このアメリカン・グラフィティのサウンドトラックに収録されている楽曲は、そのほとんどが珠玉の宝石、つまり、ロックミュージックの歴史資料館というふうにっても過言ではなく、Bill haleyのロック音楽の金字塔、ロックアラウンドクロックからもガツンとやられること必至、クリケッツVer,のI'll be the dayのまったり感もいいですし、ビーチボーイズのサーフィン・サファリ、チャック・ベリーのオールモストグロウンもピアノのフレージングが渋く、良い味を出しています。

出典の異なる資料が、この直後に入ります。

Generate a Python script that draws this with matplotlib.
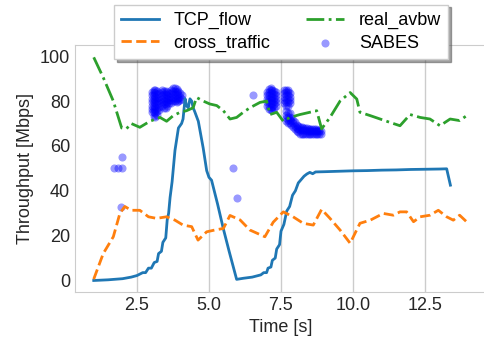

そして、ストーリの移行とともにサウンドトラックの楽曲の雰囲気も変わっていくのが興味深い所。なんといっても、ファイヴセインツの「To The Aisle」、スカイライナーズの「Since I Don't Have You」辺りのバラードソングの美しさは、甘く切ない若者たちの青春の雰囲気を上手く醸し出しています。
そして、物語の最後の方に進んでいくにつれ、このサウンドトラックも様変わりし、クリケッツのHeart and Soulをはじめ、収録曲の最初のトラックに比べるとメロウな印象のある楽曲が多くなってきます。
このあたりの選曲のセンスの良さというのは他の映画と比べても抜群です。最終盤のトラックはもうほとんどロックの王道をいかんとばかりで圧巻。
ブッカーTのグリーン・オニオンの激渋のロックも今聞くとむしろ新鮮みすら感じられ、また映画のクライマックスを彩るプラターズのオンリー・ユーのベタ感もむしろ愛くるしい。
そして、エンディングを華々しく飾っているのが、スパニエルズの「Goodnight, Sweetheart Goodnight」そして、ビーチボーイズの屈指の名曲のひとつ「All Summer Long」。このあたりはもう甘酸っぱすぎて切なくなり、胸がキュンキュンしっぱなしになることはまず間違いありません。
エンドロールに選ばれたビーチボーイズの楽曲は、アメリカの最も華々しい時代を象徴しているようで、他の年代のロックミュージックにはない青春時代のみずみずしさがあざやかに刻印されているような気がします。